I did have to use the D5 on some of the pots, the F5 was not enough.

A few of them were beyond salvage.


I got my new stereo fully installed. I bougt a round rocker switch and installed it right next to the stereo so i can turn off the display. i did measure the amp draw of the faceplate sidplay with stereo off, with my clampmeter, and the thing would not leace 0.00 amps, and it has successfuly measured 0.02 amp loads in the past. I am fairly sure teh parasitic draw of the faceplate display is a NON issue. I just do not want the lights on all the time, thus the switch.

My phone Bluetooth hooked up instantly and easier to this stereo, than anything I have ever hooked my phone up to, and the sound quality is seemingly NO different than using the 3.5mm stereo mini plug. I have not used the included microphone for taking on the phone, but did install it on near my stock Oil pressure gauge.

There is nowhere in my Van i can put the phone where it loses connectivity with the stereo. I even put it in the fridge and closed the door. It was raining so I am not sure how far away from Van it will still work, but I am impressed. So nice to not have to have that dang cord attached to it, sitting in the back, changing songs and volume.
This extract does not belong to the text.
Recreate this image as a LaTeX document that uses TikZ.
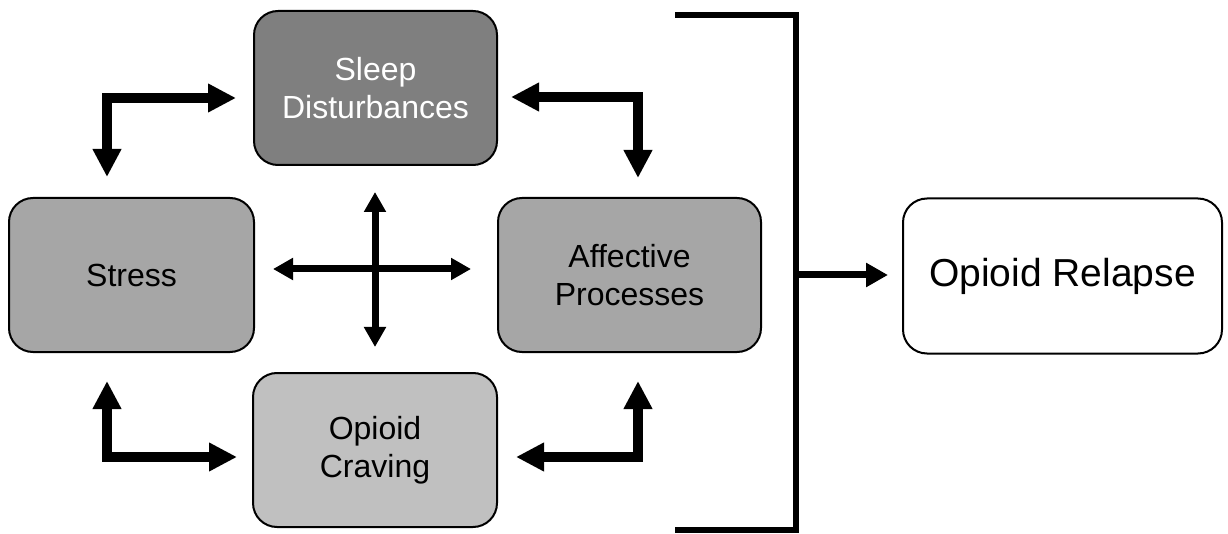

I do think this stereo can go a bit louder before distortion sets in, compared to my previous Sony.

Figuring out how to adjust the sound quality is mostly sorted out. The available bass can certainly overload my 6x9's and best sound is by lowering phone volume a bit and turning up the stereo volume, varying their volumes and the EQ output on the phone for different songs for best sound.

Overall, i cannot believe they can manufacture such a capable stereo for 84$. When i totally disassembled the old broken sony, I can;t believe how many moving parts and engineering goes on just in the CD player. I could not imaging trying to put the whole thing back together.